Bewitched, bothered, and bewildered. The man who’d sat down opposite me was an eminent professor. My erstwhile friends to the left and right of me had fled the field of battle and were engaged intently in conversations with their less intimidating peers. After 20 years of non-stop inane babble, I was tongue- tied and useless. It was strangely like being on a first date and realising that you have nothing in common with the person you’re now socially obliged to spend the next few hours with. Or, at least, that’s what I imagine this would be like: dating is something you do with excavated archaeological samples. That’s not a joke about the age of my potential partners. This is a serious business, you know?
The generational and intellectual divide between my dinner companion and I was vast. I knew I couldn’t launch into a rant about films he hadn’t seen, or the deeper meanings behind Facebook stickers. What I needed was to find something in common, but, at the same time, wasn’t an objectionable choice for light and fluffy intercourse. Death’s remorseless scythe seemed cruel to talk about while I was still in the flushes of rosy-cheeked youth. Any mention of academia and I’d quickly reveal myself to be an imbecile. Finally, to much relief, I hit upon the issue of the day: the clocks were going back. Until the Tardis becomes a reality, we all have to share the same time. We could happily chat about the rationality of Daylight Saving Time until there was no daylight left to save. The mundane salvation we craved had been found.
“Changing the clocks gives you a bizarre feeling of secret power, doesn’t it? When else do we get to manufacture time?”
Like a chess Grandmaster who’d just triggered an inexorable slide towards checkmate, I leaned back in my chair. Your heroic protagonist, one: social anxiety, nil.

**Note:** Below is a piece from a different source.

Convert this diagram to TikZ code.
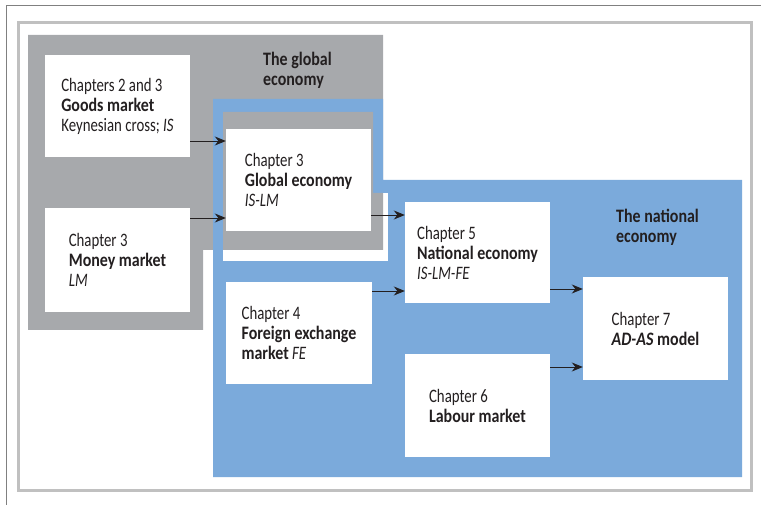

“Of course,” opined he, “it’s completely necessary. The barbarians of Europe can wake up to work in the darkness if they want, but the day hasn’t really started until the sun rises.”
Darkness and sleep; sleep and darkness; they should go together like Sinatra’s love and marriage, right? (Ol’ Blue Eyes himself loved marriage so much that he did it four times, and he still had the cheek to sing that song. I mean, I love Test Match Special, but I’m not going to propose to Jonathan Agnew.) The conversation reminded me that I’d read somewhere a theory that humans used to lie dormant for 12 hours in the winter; four hours asleep, four hours awake, and four asleep again. Little of use could be accomplished without the sun; flickering firelight impractical for hunting or farming.
Did our ancestors just spend this time watching the shadows, and waiting for dawn? Today, we can banish darkness at a moment’s notice; there’s nothing to fear from it. Everywhere we look it has been conquered. We know that the statistical likelihood of any as-yet undiscovered monsters lurking therein is about as high as a tungsten kite. None of this rationalisation prevented you, as a child, when the power went out, from huddling in the living room with your family, from risking infernos with poorly-constructed tea-light candles, from searching vainly for hand-held torch batteries. Even when you knew that in a few hours the lights would be back again.
You’re not alone or foolish in this; we stuck a jagged non-linear jump and a broken-record replay into the year so that we could stay in natural light for as long as possible. We’re so far from the darkness that used to be everywhere that in many countries you have to trek for miles from human civilisation just to see the stars at night; and when you do, you’re amazed that there are so many.
We are feeble candles. Our little hearts pump lukewarm blood around a body not that much warmer than the world outside. It’s winter and if you leave your house in an unwise choice of clothes and walk far enough you will freeze. The light we emit is in the infrared spectrum; its peak wavelength is somewhere close to 9.5 microns; it can’t be seen by human eyes. We need artificial aids to dispense with darkness. If anyone appears to be glowing particularly bright to you, it’s all in your head.
There’s not much that resembles the prehistoric phenomenon of being forced to wait for hours in the dark with fewer distractions than we have now; but, if you’re looking on the bright side, it’s pleasant to think that maybe all of this forced waking-waiting gave our forebears time to think. It’s possible, probable, that most of what we think of as culture: storytelling, mythology, music, philosophy – only begun to emerge from the bustle and business of day-to-day survival in the wee small hours when darkness held sway.
Maybe this was the beginning of the great deception; transforming the world from what it really is, and what it is when we’re not looking at it, into something more habitable, more palatable: erecting the scaffolding of civilisation to convince ourselves that the universe is something we can see and understand.
Eventually we’d fulfilled our social obligations and it became acceptable to leave: so we left, paths diverging, each one headed towards a different source of light.